▶ [Information supplied]:
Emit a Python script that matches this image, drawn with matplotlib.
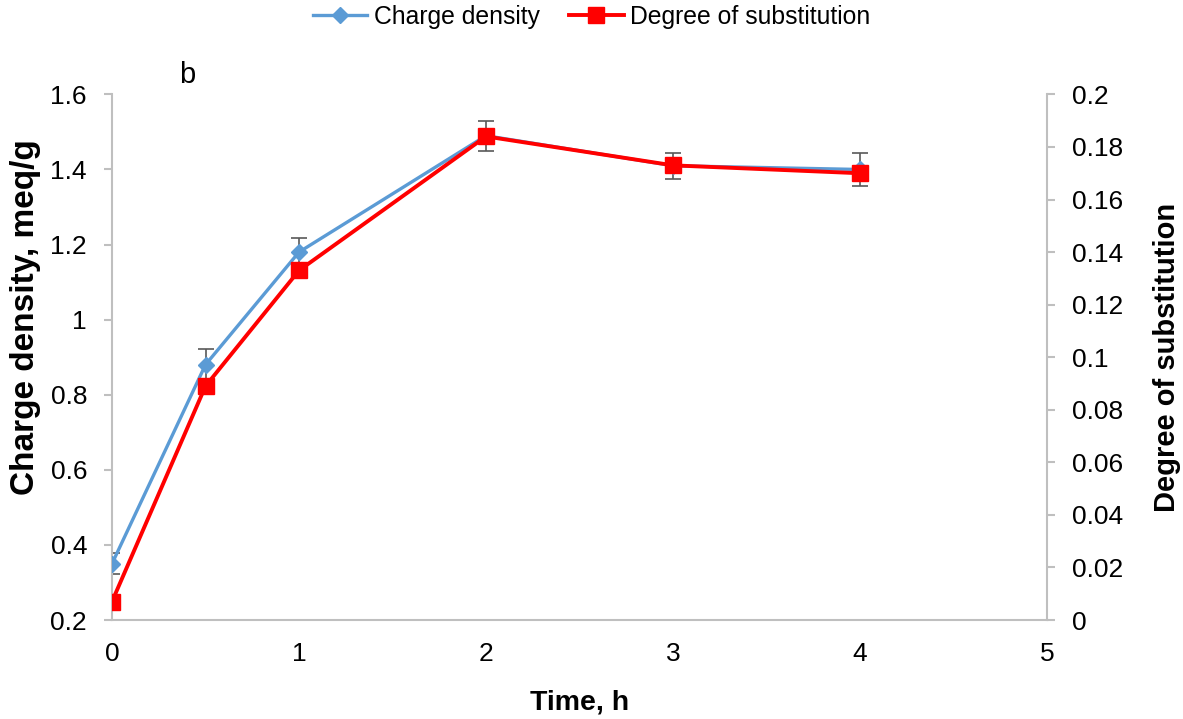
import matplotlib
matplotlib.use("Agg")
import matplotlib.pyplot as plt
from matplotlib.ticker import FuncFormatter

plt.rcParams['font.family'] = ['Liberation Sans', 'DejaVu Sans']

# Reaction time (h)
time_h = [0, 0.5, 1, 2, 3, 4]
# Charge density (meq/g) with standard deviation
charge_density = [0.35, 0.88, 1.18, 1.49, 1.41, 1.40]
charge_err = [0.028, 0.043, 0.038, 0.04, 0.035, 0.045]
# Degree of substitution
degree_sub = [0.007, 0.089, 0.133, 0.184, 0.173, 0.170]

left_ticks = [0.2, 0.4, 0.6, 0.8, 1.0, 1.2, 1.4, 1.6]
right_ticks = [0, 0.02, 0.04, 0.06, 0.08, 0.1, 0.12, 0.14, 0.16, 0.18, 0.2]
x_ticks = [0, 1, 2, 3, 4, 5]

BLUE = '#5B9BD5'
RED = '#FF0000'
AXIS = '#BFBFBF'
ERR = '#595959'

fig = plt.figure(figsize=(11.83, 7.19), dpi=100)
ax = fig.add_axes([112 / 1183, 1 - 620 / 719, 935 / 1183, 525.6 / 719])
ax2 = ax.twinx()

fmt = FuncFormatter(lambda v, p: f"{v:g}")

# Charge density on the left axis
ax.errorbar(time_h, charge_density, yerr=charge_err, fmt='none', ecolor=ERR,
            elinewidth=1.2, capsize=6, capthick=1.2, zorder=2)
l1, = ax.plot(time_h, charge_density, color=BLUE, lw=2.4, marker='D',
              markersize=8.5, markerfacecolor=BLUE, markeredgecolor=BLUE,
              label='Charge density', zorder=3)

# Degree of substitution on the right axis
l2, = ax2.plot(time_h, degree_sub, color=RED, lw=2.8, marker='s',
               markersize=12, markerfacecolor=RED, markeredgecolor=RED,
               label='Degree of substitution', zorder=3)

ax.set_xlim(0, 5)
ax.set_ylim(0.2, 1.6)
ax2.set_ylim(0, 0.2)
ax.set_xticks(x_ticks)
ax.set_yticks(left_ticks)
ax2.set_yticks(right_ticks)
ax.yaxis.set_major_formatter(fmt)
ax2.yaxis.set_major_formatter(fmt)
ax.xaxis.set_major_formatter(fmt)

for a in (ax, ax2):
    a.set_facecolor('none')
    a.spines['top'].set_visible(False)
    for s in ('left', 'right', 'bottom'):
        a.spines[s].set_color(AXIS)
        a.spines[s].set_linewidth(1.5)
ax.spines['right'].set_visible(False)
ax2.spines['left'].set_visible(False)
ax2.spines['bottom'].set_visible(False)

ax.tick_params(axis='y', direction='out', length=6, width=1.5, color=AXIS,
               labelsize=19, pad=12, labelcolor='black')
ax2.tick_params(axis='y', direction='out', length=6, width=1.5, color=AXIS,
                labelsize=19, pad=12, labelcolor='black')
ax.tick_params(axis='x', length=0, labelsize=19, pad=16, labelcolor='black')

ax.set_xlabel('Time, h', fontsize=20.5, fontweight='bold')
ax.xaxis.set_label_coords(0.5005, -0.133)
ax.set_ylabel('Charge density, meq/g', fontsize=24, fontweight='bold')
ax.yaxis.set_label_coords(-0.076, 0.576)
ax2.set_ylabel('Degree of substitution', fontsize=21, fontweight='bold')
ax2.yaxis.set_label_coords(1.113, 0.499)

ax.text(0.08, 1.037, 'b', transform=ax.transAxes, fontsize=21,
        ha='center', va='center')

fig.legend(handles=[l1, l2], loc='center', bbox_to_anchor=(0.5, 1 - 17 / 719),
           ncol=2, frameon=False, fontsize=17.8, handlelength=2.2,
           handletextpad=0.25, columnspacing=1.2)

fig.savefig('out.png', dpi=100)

▶ [Work to be completed]:
Quote in full the listing given above; the images are to be left out.

▶ [Solution to this problem]:
Emit a Python script that matches this image, drawn with matplotlib.
import matplotlib
matplotlib.use("Agg")
import matplotlib.pyplot as plt
from matplotlib.ticker import FuncFormatter

plt.rcParams['font.family'] = ['Liberation Sans', 'DejaVu Sans']

# Reaction time (h)
time_h = [0, 0.5, 1, 2, 3, 4]
# Charge density (meq/g) with standard deviation
charge_density = [0.35, 0.88, 1.18, 1.49, 1.41, 1.40]
charge_err = [0.028, 0.043, 0.038, 0.04, 0.035, 0.045]
# Degree of substitution
degree_sub = [0.007, 0.089, 0.133, 0.184, 0.173, 0.170]

left_ticks = [0.2, 0.4, 0.6, 0.8, 1.0, 1.2, 1.4, 1.6]
right_ticks = [0, 0.02, 0.04, 0.06, 0.08, 0.1, 0.12, 0.14, 0.16, 0.18, 0.2]
x_ticks = [0, 1, 2, 3, 4, 5]

BLUE = '#5B9BD5'
RED = '#FF0000'
AXIS = '#BFBFBF'
ERR = '#595959'

fig = plt.figure(figsize=(11.83, 7.19), dpi=100)
ax = fig.add_axes([112 / 1183, 1 - 620 / 719, 935 / 1183, 525.6 / 719])
ax2 = ax.twinx()

fmt = FuncFormatter(lambda v, p: f"{v:g}")

# Charge density on the left axis
ax.errorbar(time_h, charge_density, yerr=charge_err, fmt='none', ecolor=ERR,
            elinewidth=1.2, capsize=6, capthick=1.2, zorder=2)
l1, = ax.plot(time_h, charge_density, color=BLUE, lw=2.4, marker='D',
              markersize=8.5, markerfacecolor=BLUE, markeredgecolor=BLUE,
              label='Charge density', zorder=3)

# Degree of substitution on the right axis
l2, = ax2.plot(time_h, degree_sub, color=RED, lw=2.8, marker='s',
               markersize=12, markerfacecolor=RED, markeredgecolor=RED,
               label='Degree of substitution', zorder=3)

ax.set_xlim(0, 5)
ax.set_ylim(0.2, 1.6)
ax2.set_ylim(0, 0.2)
ax.set_xticks(x_ticks)
ax.set_yticks(left_ticks)
ax2.set_yticks(right_ticks)
ax.yaxis.set_major_formatter(fmt)
ax2.yaxis.set_major_formatter(fmt)
ax.xaxis.set_major_formatter(fmt)

for a in (ax, ax2):
    a.set_facecolor('none')
    a.spines['top'].set_visible(False)
    for s in ('left', 'right', 'bottom'):
        a.spines[s].set_color(AXIS)
        a.spines[s].set_linewidth(1.5)
ax.spines['right'].set_visible(False)
ax2.spines['left'].set_visible(False)
ax2.spines['bottom'].set_visible(False)

ax.tick_params(axis='y', direction='out', length=6, width=1.5, color=AXIS,
               labelsize=19, pad=12, labelcolor='black')
ax2.tick_params(axis='y', direction='out', length=6, width=1.5, color=AXIS,
                labelsize=19, pad=12, labelcolor='black')
ax.tick_params(axis='x', length=0, labelsize=19, pad=16, labelcolor='black')

ax.set_xlabel('Time, h', fontsize=20.5, fontweight='bold')
ax.xaxis.set_label_coords(0.5005, -0.133)
ax.set_ylabel('Charge density, meq/g', fontsize=24, fontweight='bold')
ax.yaxis.set_label_coords(-0.076, 0.576)
ax2.set_ylabel('Degree of substitution', fontsize=21, fontweight='bold')
ax2.yaxis.set_label_coords(1.113, 0.499)

ax.text(0.08, 1.037, 'b', transform=ax.transAxes, fontsize=21,
        ha='center', va='center')

fig.legend(handles=[l1, l2], loc='center', bbox_to_anchor=(0.5, 1 - 17 / 719),
           ncol=2, frameon=False, fontsize=17.8, handlelength=2.2,
           handletextpad=0.25, columnspacing=1.2)

fig.savefig('out.png', dpi=100)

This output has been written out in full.